Source material>
>>>>>

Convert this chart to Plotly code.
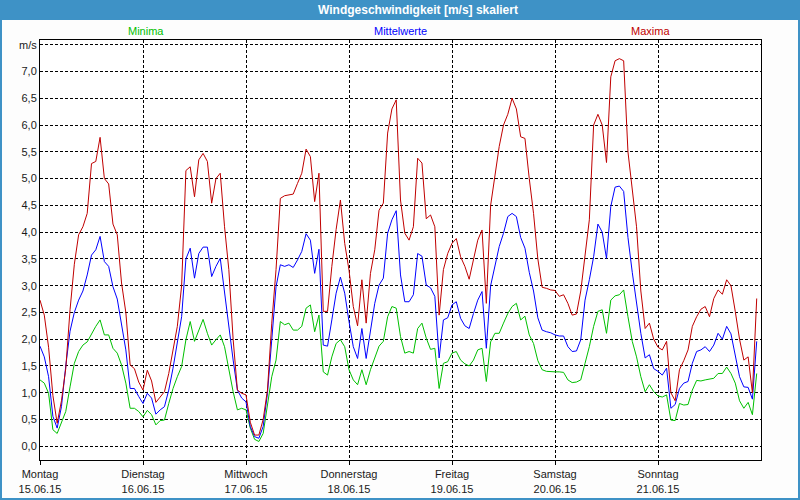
import plotly.graph_objects as go

hours = list(range(168))

maxima = [
    2.73, 2.45, 1.85, 0.95, 0.43, 0.85, 1.45, 2.55, 3.4, 3.95,
    4.1, 4.35, 5.28, 5.32, 5.77, 5.0, 4.9, 4.15, 3.95, 3.05,
    2.5, 1.52, 1.45, 1.2, 1.05, 1.42, 1.22, 0.82, 0.92, 1.02,
    1.36, 1.80, 2.24, 3.0, 5.15, 5.22, 4.66, 5.35, 5.47, 5.32,
    4.54, 5.0, 5.10, 4.1, 3.3, 2.0, 1.05, 0.99, 0.96, 0.45,
    0.21, 0.21, 0.5, 1.05, 2.3, 3.3, 4.63, 4.68, 4.70, 4.71,
    4.91, 5.10, 5.55, 5.41, 4.57, 5.10, 2.52, 2.52, 3.36, 4.05,
    4.60, 3.79, 3.29, 2.61, 2.25, 3.11, 2.30, 3.23, 3.67, 4.41,
    4.54, 5.85, 6.3, 6.47, 4.6, 3.98, 3.85, 4.1, 5.38, 5.29,
    4.25, 4.32, 4.1, 2.45, 3.3, 3.60, 3.79, 3.88, 3.54, 3.36,
    3.12, 3.48, 3.85, 4.04, 2.67, 4.5, 5.1, 5.6, 6.0, 6.2,
    6.5, 6.3, 5.78, 5.75, 5.0, 4.35, 3.5, 2.97, 2.95, 2.92,
    2.91, 2.80, 2.83, 2.67, 2.45, 2.47, 2.9, 3.6, 4.23, 6.0,
    6.2, 6.0, 5.3, 6.9, 7.2, 7.24, 7.2, 5.5, 4.75, 4.1,
    2.9, 2.2, 2.30, 2.0, 1.85, 1.8, 1.96, 1.0, 0.85, 1.43,
    1.6, 1.8, 2.24, 2.42, 2.56, 2.61, 2.42, 2.76, 2.92, 2.84,
    3.11, 3.0, 2.52, 2.0, 1.61, 1.67, 1.0, 2.76,
]

mittelwerte = [
    1.87, 1.67, 1.3, 0.56, 0.34, 0.74, 1.5, 2.15, 2.5, 2.73,
    2.9, 3.2, 3.57, 3.67, 3.92, 3.45, 3.36, 2.98, 2.75, 2.3,
    1.8, 1.08, 1.08, 0.93, 0.8, 0.99, 0.9, 0.6, 0.68, 0.74,
    1.05, 1.46, 1.92, 2.42, 3.5, 3.70, 3.14, 3.60, 3.72, 3.72,
    3.17, 3.36, 3.51, 2.86, 2.24, 1.61, 1.05, 0.90, 0.83, 0.37,
    0.18, 0.15, 0.37, 0.99, 1.99, 2.98, 3.39, 3.36, 3.39, 3.34,
    3.48, 3.64, 3.97, 3.85, 3.23, 3.68, 1.89, 1.87, 2.36, 2.86,
    3.16, 2.86, 2.33, 1.86, 1.64, 2.20, 1.64, 2.17, 2.67, 3.01,
    3.14, 3.98, 4.23, 4.40, 3.2, 2.70, 2.70, 2.83, 3.60, 3.55,
    3.01, 2.96, 2.80, 1.65, 2.36, 2.40, 2.64, 2.70, 2.39, 2.25,
    2.20, 2.48, 2.73, 2.89, 1.83, 3.0, 3.36, 3.73, 3.98, 4.29,
    4.35, 4.29, 3.90, 3.70, 3.25, 2.90, 2.40, 2.17, 2.14, 2.12,
    2.08, 2.06, 2.06, 1.86, 1.77, 1.78, 1.99, 2.73, 3.11, 3.54,
    4.15, 4.0, 3.51, 4.48, 4.84, 4.86, 4.76, 3.9, 3.25, 2.67,
    2.11, 1.65, 1.71, 1.45, 1.40, 1.33, 1.46, 0.71, 0.78, 1.08,
    1.18, 1.21, 1.55, 1.77, 1.80, 1.86, 1.77, 1.89, 2.11, 2.00,
    2.24, 2.10, 1.71, 1.30, 1.11, 1.10, 0.88, 1.96,
]

minima = [
    1.24, 1.18, 0.99, 0.31, 0.24, 0.43, 0.65, 1.11, 1.55, 1.77,
    1.89, 1.95, 2.11, 2.24, 2.36, 2.08, 2.08, 1.83, 1.74, 1.52,
    1.18, 0.71, 0.71, 0.65, 0.55, 0.67, 0.59, 0.4, 0.48, 0.49,
    0.80, 1.08, 1.30, 1.49, 1.99, 2.33, 1.96, 2.17, 2.37, 2.11,
    1.89, 1.99, 2.08, 1.86, 1.43, 1.02, 0.68, 0.71, 0.68, 0.34,
    0.13, 0.09, 0.24, 0.74, 1.30, 1.61, 2.33, 2.27, 2.30, 2.17,
    2.17, 2.24, 2.58, 2.64, 2.14, 2.45, 1.39, 1.33, 1.67, 1.92,
    1.99, 1.86, 1.43, 1.24, 1.15, 1.43, 1.15, 1.43, 1.64, 1.87,
    1.96, 2.42, 2.61, 2.58, 2.05, 1.74, 1.77, 1.74, 2.20, 2.30,
    2.02, 1.81, 1.83, 1.08, 1.55, 1.58, 1.74, 1.77, 1.61, 1.54,
    1.50, 1.61, 1.80, 1.83, 1.21, 1.95, 2.11, 2.11, 2.30, 2.48,
    2.61, 2.67, 2.36, 2.43, 2.08, 1.92, 1.60, 1.43, 1.40, 1.39,
    1.39, 1.39, 1.38, 1.24, 1.19, 1.20, 1.24, 1.55, 1.86, 2.24,
    2.52, 2.55, 2.11, 2.73, 2.81, 2.83, 2.92, 2.42, 1.96, 1.67,
    1.30, 1.02, 1.15, 1.02, 0.94, 0.92, 0.96, 0.49, 0.48, 0.80,
    0.77, 0.78, 1.05, 1.23, 1.22, 1.24, 1.25, 1.27, 1.36, 1.36,
    1.48, 1.36, 1.18, 0.85, 0.71, 0.82, 0.59, 1.36,
]

day_hours = [0, 24, 48, 72, 96, 120, 144]
day_names = ["Montag", "Dienstag", "Mittwoch", "Donnerstag", "Freitag", "Samstag", "Sonntag"]
day_dates = ["15.06.15", "16.06.15", "17.06.15", "18.06.15", "19.06.15", "20.06.15", "21.06.15"]

y_ticks = [0, 0.5, 1, 1.5, 2, 2.5, 3, 3.5, 4, 4.5, 5, 5.5, 6, 6.5, 7, 7.5]
y_tick_labels = ["0,0", "0,5", "1,0", "1,5", "2,0", "2,5", "3,0", "3,5", "4,0",
                 "4,5", "5,0", "5,5", "6,0", "6,5", "7,0", "m/s"]

title_text = "Windgeschwindigkeit [m/s] skaliert"
series_names = ["Minima", "Mittelwerte", "Maxima"]
series_colors = ["#00c000", "#0000ff", "#c00000"]

W, H = 800, 500
ML, MR, MT, MB = 40, 39, 40, 40
PW, PH = W - ML - MR, H - MT - MB

def px_x(p):
    return (p - ML) / PW

def px_y(p):
    return 1 - (p - MT) / PH

fig = go.Figure()
for name, vals, col in [(series_names[0], minima, series_colors[0]),
                        (series_names[1], mittelwerte, series_colors[1]),
                        (series_names[2], maxima, series_colors[2])]:
    fig.add_trace(go.Scatter(x=hours, y=vals, mode="lines", name=name,
                             line=dict(color=col, width=1), showlegend=False))

font_family = "Liberation Sans, Arial, sans-serif"

fig.update_layout(
    width=W, height=H,
    autosize=False,
    margin=dict(l=ML, r=MR, t=MT, b=MB, pad=0, autoexpand=False),
    paper_bgcolor="#fdfdfd",
    plot_bgcolor="#ffffff",
    font=dict(family=font_family, size=11, color="#1a1a1a"),
    xaxis=dict(
        range=[0, 168],
        tickmode="array",
        tickvals=day_hours,
        ticktext=[f"{n}<br>{d}" for n, d in zip(day_names, day_dates)],
        showgrid=True, gridcolor="#000000", gridwidth=1, griddash="3px,2px",
        showline=True, linecolor="#000000", linewidth=1, mirror=True,
        ticks="outside", ticklen=4, tickcolor="#000000",
        zeroline=False, fixedrange=True, automargin=False,
    ),
    yaxis=dict(
        range=[-0.256, 7.588],
        tickmode="array",
        tickvals=y_ticks,
        ticktext=y_tick_labels,
        showgrid=True, gridcolor="#000000", gridwidth=1, griddash="3px,2px",
        showline=True, linecolor="#000000", linewidth=1, mirror=True,
        ticks="", zeroline=False, fixedrange=True, automargin=False,
    ),
    shapes=[
        dict(type="rect", xref="paper", yref="paper",
             x0=px_x(0), x1=px_x(W), y0=px_y(20), y1=px_y(0),
             fillcolor="#3e92c6", line=dict(width=0), layer="above"),
        dict(type="rect", xref="paper", yref="paper",
             x0=px_x(1), x1=px_x(W - 1), y0=px_y(H - 1), y1=px_y(1),
             fillcolor="rgba(0,0,0,0)", line=dict(color="#3e92c6", width=2), layer="above"),
    ],
    annotations=[
        dict(text=f"<b>{title_text}</b>", xref="paper", yref="paper",
             x=px_x(418), y=px_y(10), showarrow=False, xanchor="center", yanchor="middle",
             font=dict(color="#ffffff", size=12, family=font_family)),
        dict(text=series_names[0], xref="paper", yref="paper", x=px_x(146), y=px_y(31),
             showarrow=False, xanchor="center", yanchor="middle",
             font=dict(color=series_colors[0], size=11)),
        dict(text=series_names[1], xref="paper", yref="paper", x=px_x(400), y=px_y(31),
             showarrow=False, xanchor="center", yanchor="middle",
             font=dict(color=series_colors[1], size=11)),
        dict(text=series_names[2], xref="paper", yref="paper", x=px_x(650), y=px_y(31),
             showarrow=False, xanchor="center", yanchor="middle",
             font=dict(color=series_colors[2], size=11)),
    ],
)

fig.write_html(
    "out.html",
    config={"displayModeBar": False, "responsive": False},
    post_script="document.body.style.margin='0px';document.body.style.overflow='hidden';",
)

<<<<<

Written exercise>
Without the pictures, return the listing above from its first line through the line that has "hours = list(range(168))".

Exercise output>
Convert this chart to Plotly code.
import plotly.graph_objects as go

hours = list(range(168))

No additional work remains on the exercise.